In a state with so many restrictions on sexual education and abortion, ostensibly to protect the health of women, the conventional wisdom should hold that Mississippi's pregnancy statistics should be stellar.
But in fact, Mississippi was recently ranked the worst state in the nation to have a baby—despite being number one in cost of living and infant-care costs.
While the Legislature wastes taxpayer dollars defending a law designed to close the state's only abortion clinic to the Supreme Court, they've barely acknowledged the gaping hole in pregnancy care in the state. Mississippi has the highest infant death rate in the country. We also hold the last-place spot for the most low birth-weight and preterm births.

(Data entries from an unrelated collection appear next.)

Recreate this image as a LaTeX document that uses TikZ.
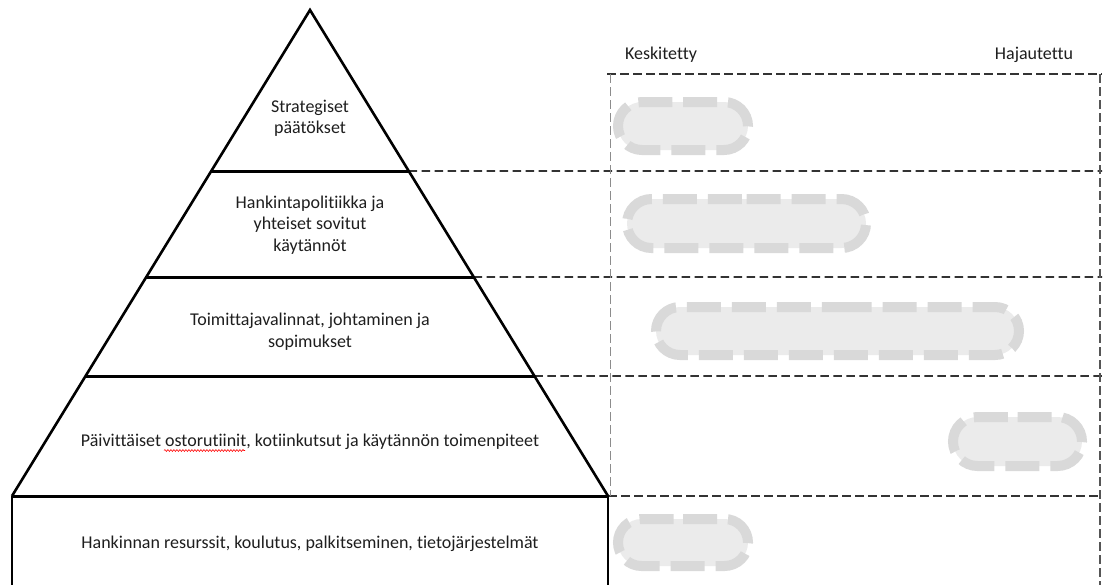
\documentclass[tikz,border=0pt]{standalone}
\usepackage{fontspec}
\setmainfont{Carlito}[Ligatures={NoCommon,NoContextual}]
\usetikzlibrary{shapes.misc,decorations.pathmorphing,calc}
\definecolor{txt}{HTML}{1E1E1E}
\definecolor{capfill}{HTML}{EBEBEB}
\definecolor{capline}{HTML}{D9D9D9}
\definecolor{rowdash}{HTML}{333333}
\definecolor{leftdash}{HTML}{8C8C8C}
\definecolor{rightdash}{HTML}{555555}
\begin{document}
\begin{tikzpicture}[x=1pt,y=-1pt,
  lbl/.style={font=\fontsize{18}{21.5}\selectfont, text=txt, inner sep=0pt, align=center},
  edgeline/.style={line width=2.6pt, black},
  levelline/.style={line width=3pt, black},
  rowline/.style={rowdash, line width=1.7pt, dash pattern=on 8.5pt off 4.5pt},
  leftline/.style={leftdash, line width=0.9pt, dash pattern=on 9pt off 4pt},
  rightline/.style={rightdash, line width=1.5pt, dash pattern=on 9pt off 4pt},
  capsule/.style={rounded rectangle, draw=capline, fill=capfill, line width=10pt,
    dash pattern=on 34pt off 11pt, inner sep=0pt},
  spell/.style={red, line width=0.6pt, decorate,
    decoration={snake, amplitude=0.9pt, segment length=3pt}}
]
\useasboundingbox (0,0) rectangle (1105,584);

% pyramid corners
\coordinate (apex) at (310,10);
\coordinate (bl) at (12,496);
\coordinate (br) at (608,496);
\coordinate (l1) at ($(apex)!0.3313!(bl)$);
\coordinate (r1) at ($(apex)!0.3313!(br)$);
\coordinate (l2) at ($(apex)!0.5494!(bl)$);
\coordinate (r2) at ($(apex)!0.5494!(br)$);
\coordinate (l3) at ($(apex)!0.7531!(bl)$);
\coordinate (r3) at ($(apex)!0.7531!(br)$);

% right-hand grid
\coordinate (gtl) at (607,74);
\coordinate (gtr) at (1102,74);
\draw[rowline] (gtl) -- (gtr);
\draw[rowline] (r1) -- (1102,171);
\draw[rowline] (r2) -- (1102,277);
\draw[rowline] (r3) -- (1102,376);
\draw[rowline] (br) -- (1102,496);
\draw[leftline] (610,74) -- (610,496);
\draw[rightline] (1100,74) -- (1100,590);

% capsules
\node[capsule, minimum width=130pt, minimum height=48pt] (c1) at (683,126) {};
\node[capsule, minimum width=239pt, minimum height=49pt] (c2) at (746.5,223.5) {};
\node[capsule, minimum width=363pt, minimum height=48pt] (c3) at (837.5,331) {};
\node[capsule, minimum width=129pt, minimum height=49pt] (c4) at (1017.5,441.5) {};
\node[capsule, minimum width=130pt, minimum height=47pt] (c5) at (683,542.5) {};

% pyramid
\draw[edgeline, line join=miter] (bl) -- (apex) -- (br);
\draw[levelline] (l1) -- (r1);
\draw[levelline] (l2) -- (r2);
\draw[levelline] (l3) -- (r3);
\draw[levelline] (bl) -- (br);
\draw[edgeline] (12,590) -- (bl);
\draw[edgeline] (608,590) -- (br);

% labels
\node[lbl, anchor=base] (kesk) at (661,59) {Keskitetty};
\node[lbl, anchor=base] (haja) at (1034,59) {Hajautettu};
\node[lbl] (t1) at (310,118.4) {Strategiset\\päätökset};
\node[lbl] (t2) at (310,225) {Hankintapolitiikka ja\\yhteiset sovitut\\käytännöt};
\node[lbl] (t3) at (310,331.5) {Toimittajavalinnat, johtaminen ja\\sopimukset};
\node[lbl, anchor=base] (t4) at (310,446) {Päivittäiset ostorutiinit, kotiinkutsut ja käytännön toimenpiteet};
\node[lbl, anchor=base] (t5) at (310,548) {Hankinnan resurssit, koulutus, palkitseminen, tietojärjestelmät};
\draw[spell] (164,450.5) -- (245,450.5);
\end{tikzpicture}
\end{document}
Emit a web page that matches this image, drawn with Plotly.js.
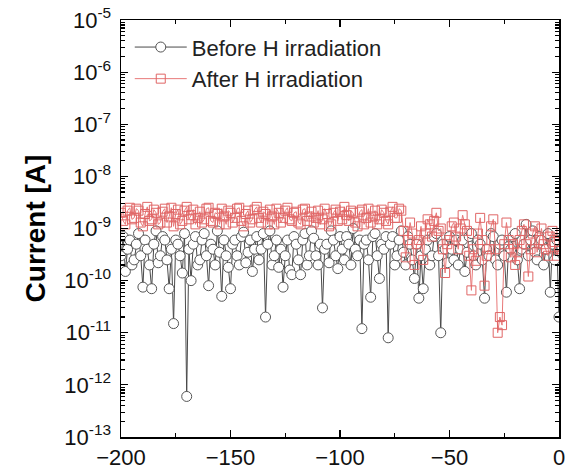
<!DOCTYPE html>
<html>
<head>
<meta charset="utf-8">
<script src="https://cdn.plot.ly/plotly-3.0.1.min.js"></script>
<style>html,body{margin:0;padding:0;background:#fff;}#chart{width:566px;height:472px;}</style>
</head>
<body>
<div id="chart"></div>
<script>
// Voltage sweep: first point and step (points are placed by Plotly's x0/dx)
const startVoltage = -200;
const stepVoltage = 1;
// Current [A], one value per volt from -200 V to 0 V
const beforeH = [
  3e-10,7e-10,1.5e-10,4e-10,6e-10,2e-10,2.5e-10,5e-10,8e-10,3e-10,
  7.5e-11,6e-10,4e-10,2e-10,7e-11,5e-10,9e-10,2.2e-10,3e-10,7e-10,
  6e-10,2.5e-10,7e-11,4e-10,1.5e-11,6e-10,5e-10,3e-10,1.4e-10,8e-10,
  6e-13,4e-10,1e-10,5e-10,7e-10,2e-10,2.5e-10,6e-10,8e-10,3e-10,
  8e-11,5e-10,4e-10,2e-10,9e-10,3.5e-10,5e-11,6e-10,3e-10,1.8e-10,
  7e-11,5e-10,6e-10,3e-10,2e-10,7e-10,8.5e-10,2.2e-10,3.5e-10,6e-10,
  1.5e-10,4e-10,7e-10,2.5e-10,4e-10,8e-10,2e-11,5e-10,9e-10,2e-10,
  3e-10,6e-10,1.8e-10,4e-10,7.5e-11,3e-10,6e-10,1.6e-10,1.3e-10,7e-10,
  5e-10,2.5e-10,1.3e-10,6e-10,8e-10,2e-10,3e-10,9e-10,6.5e-10,3e-10,
  2e-10,5e-10,3e-11,4e-10,5e-10,2.2e-10,9e-10,6e-10,3e-10,1.7e-10,
  7e-10,4e-10,2.5e-10,7e-10,5e-10,2e-10,1e-9,4e-10,3e-10,6e-10,
  1.2e-11,5e-10,6e-10,2.5e-10,4.8e-11,7e-10,8e-10,3e-10,1.1e-10,5e-10,
  4e-10,7e-10,8e-12,5e-10,7e-10,2e-10,3e-10,6e-10,9e-10,3.5e-10,
  2e-10,7e-10,5e-10,2.5e-10,1.1e-10,5e-10,4.6e-11,3e-10,7e-11,4e-10,
  6e-10,2e-10,3e-10,7e-10,8e-10,3e-10,1e-11,5e-10,4e-10,2.2e-10,
  7e-10,4e-10,2.5e-10,6e-10,2e-10,4e-10,6e-10,1.5e-10,3.5e-10,7e-10,
  8e-10,3e-10,2e-10,6e-10,5e-10,2.5e-10,4.6e-11,4e-10,3e-10,8e-10,
  7e-10,2.5e-10,2e-10,5e-10,6e-10,3e-10,6e-11,4.5e-10,4e-10,7e-10,
  8e-10,2.5e-10,7e-11,4e-10,5e-10,1.2e-9,3e-10,6e-10,9e-10,3.5e-10,
  2.5e-10,7e-10,6e-10,2e-10,4e-10,8e-10,6e-11,5e-10,2.5e-10,6e-10,
  2e-11
];
const afterH = [
  2e-9,1.4e-9,1.2e-9,2.2e-9,2.5e-9,1.5e-9,1.6e-9,2.4e-9,2.2e-9,1.3e-9,
  1.1e-9,1.9e-9,2.6e-9,1.4e-9,1.5e-9,2.3e-9,2e-9,1.2e-9,1.3e-9,2.1e-9,
  2.4e-9,1.3e-9,1.7e-9,2.5e-9,1.1e-9,1.9e-9,2.3e-9,1.2e-9,1.4e-9,2.2e-9,
  2.6e-9,1.5e-9,1.8e-9,2.3e-9,1.2e-9,1.6e-9,2.1e-9,1.3e-9,1.5e-9,2.4e-9,
  2.5e-9,1.4e-9,1.3e-9,2e-9,1.9e-9,1.2e-9,2.4e-9,1.7e-9,1.2e-9,2.2e-9,
  2e-9,1.3e-9,1.6e-9,2.4e-9,2.5e-9,1.4e-9,1.1e-9,1.9e-9,2.2e-9,1.3e-9,
  1.5e-9,2.3e-9,2.6e-9,1.6e-9,1.3e-9,2.1e-9,1.9e-9,1.2e-9,2.3e-9,1.7e-9,
  1.2e-9,2.4e-9,2e-9,1.3e-9,1.6e-9,2.2e-9,2.5e-9,1.5e-9,1.4e-9,2e-9,
  2.1e-9,1.3e-9,1.2e-9,2.3e-9,2.4e-9,1.4e-9,1.7e-9,2.1e-9,1.3e-9,1.6e-9,
  2.2e-9,1.2e-9,1.5e-9,2.4e-9,1.9e-9,1.1e-9,1.2e-9,2e-9,2.3e-9,1.4e-9,
  2.1e-9,1.5e-9,2.6e-9,1.8e-9,1.4e-9,2.2e-9,2e-9,1.3e-9,1.1e-9,2.1e-9,
  2.3e-9,1.2e-9,1.6e-9,2.4e-9,1.3e-9,1.7e-9,2.2e-9,1.2e-9,1.5e-9,2.3e-9,
  2e-9,1.4e-9,1.2e-9,2.1e-9,2.6e-9,1.6e-9,1.6e-9,2.4e-9,2.2e-9,9e-10,
  2.8e-10,6e-10,1.3e-9,8e-10,2e-10,5e-10,6e-10,1.1e-9,2.5e-10,8e-10,
  1.5e-9,1.2e-9,7e-10,1.4e-9,2e-9,9e-10,1e-9,4e-10,1.4e-10,5e-10,
  6e-10,1.1e-9,1.3e-9,7e-10,4e-10,1e-9,1.8e-9,1.2e-9,9e-10,3e-10,
  6.5e-11,4e-10,2.4e-10,8e-10,1.6e-9,6e-10,8e-11,3e-10,4e-10,1.1e-9,
  1.5e-9,4e-10,1e-11,2e-11,1.4e-11,5e-10,1.3e-9,6e-10,2.8e-10,5e-10,
  2e-10,3.5e-10,6e-10,9e-10,1.2e-9,5e-10,1.2e-10,4e-10,8e-10,1.1e-9,
  3.5e-10,6e-10,1e-9,5e-10,4e-10,3e-10,7e-10,9e-10,5.5e-10,3e-10,
  4e-10
];
const yTickVals = [1e-13,1e-12,1e-11,1e-10,1e-9,1e-8,1e-7,1e-6,1e-5];
const yTickText = ['10<sup>-13</sup>','10<sup>-12</sup>','10<sup>-11</sup>','10<sup>-10</sup>','10<sup>-9</sup>','10<sup>-8</sup>','10<sup>-7</sup>','10<sup>-6</sup>','10<sup>-5</sup>'];
const seriesNames = ['Before H irradiation','After H irradiation'];

const traces = [
  {
    x0: startVoltage, dx: stepVoltage, y: beforeH, name: seriesNames[0], type: 'scatter', mode: 'lines+markers',
    line: {color: '#4a4a4a', width: 1},
    marker: {symbol: 'circle', size: 10, color: '#ffffff', line: {width: 1, color: '#555555'}}
  },
  {
    x0: startVoltage, dx: stepVoltage, y: afterH, name: seriesNames[1], type: 'scatter', mode: 'lines+markers',
    line: {color: '#e87878', width: 1},
    marker: {symbol: 'square-open', size: 9, color: '#e06666', line: {width: 1, color: '#e06666'}}
  }
];

const layout = {
  width: 566, height: 472,
  margin: {l: 121, r: 7, t: 20, b: 35},
  paper_bgcolor: '#fff', plot_bgcolor: '#fff',
  font: {family: '"Liberation Sans", Arial, sans-serif', color: '#111', size: 22},
  showlegend: true,
  legend: {x: 0.02, y: 0.985, xanchor: 'left', yanchor: 'top', bgcolor: 'rgba(0,0,0,0)',
           itemwidth: 52, font: {size: 22, color: '#222'}},
  xaxis: {
    range: [-200, 0], tickmode: 'linear', tick0: -200, dtick: 50,
    ticks: 'inside', ticklen: 7, tickwidth: 1.2, tickcolor: '#000',
    minor: {dtick: 25, ticks: 'inside', ticklen: 4, tickcolor: '#000', showgrid: false},
    showline: true, linecolor: '#000', linewidth: 1.5, mirror: 'allticks',
    showgrid: false, zeroline: false,
    tickfont: {size: 22, color: '#111'}
  },
  yaxis: {
    type: 'log', range: [-13, -5],
    tickmode: 'array', tickvals: yTickVals, ticktext: yTickText,
    ticks: 'inside', ticklen: 7, tickwidth: 1.2, tickcolor: '#000',
    ticklabelstandoff: 4,
    minor: {dtick: 'D1', ticks: 'inside', ticklen: 4, tickcolor: '#000', showgrid: false},
    showline: true, linecolor: '#000', linewidth: 1.5, mirror: 'allticks',
    showgrid: false, zeroline: false,
    tickfont: {size: 22, color: '#111'},
    title: {text: '<b>Current [A]</b>', font: {size: 28, color: '#000'}, standoff: 10}
  }
};

Plotly.newPlot('chart', traces, layout, {staticPlot: true, displayModeBar: false});
</script>
</body>
</html>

These statistics are at least in part a result of bad policy and politicking. In a recent change of heart, the Legislature allotted $1 million to the Mississippi Department of Health to combat our infant mortality rate. Money is one thing; however, policy is quite another. The state department of health is making the best of its new funds to partner with large organizations and businesses to educate women about services, options and their choices as a mother-to-be, as well as asking hospitals to create policies to end early elective births that can lead to pre-term births and under-developed infants.
Additionally, the African American infant mortality rate was more than twice that for whites. Access remains a primary issue in the pregnancy care realm, and getting mothers in rural counties proper pregnancy care is not easy. But we need to do it anyway. There are only 44 hospitals in the entire state that a mother can give birth in. We have a small amount of midwives to counteract the lack of facilities. The state's leadership, meanwhile, continues to keep the Affordable Care Act as far away as possible, a policy that might improve almost every aspect of pregnancy for women—especially those with no health insurance or access to prenatal care.
The Mississippi Department of Health advocates for planned pregnancy, which should sound familiar, because organizations like Planned Parenthood have the same goal in mind.
A common thread runs through all of Mississippi's pregnancy problems: It's a woman's right, but she's not right to exercise it according to the policy that dictates her every move. Why is it so difficult to imagine a world in which a woman can have access to safe birth control, abortion services and pregnancy care all in her lifetime?
As we celebrate good ideas for Jackson and Mississippi in this birthday issue of the Jackson Free Press, leaders must realize that the solutions to most of what stands in the way of progress in our state starts with our women.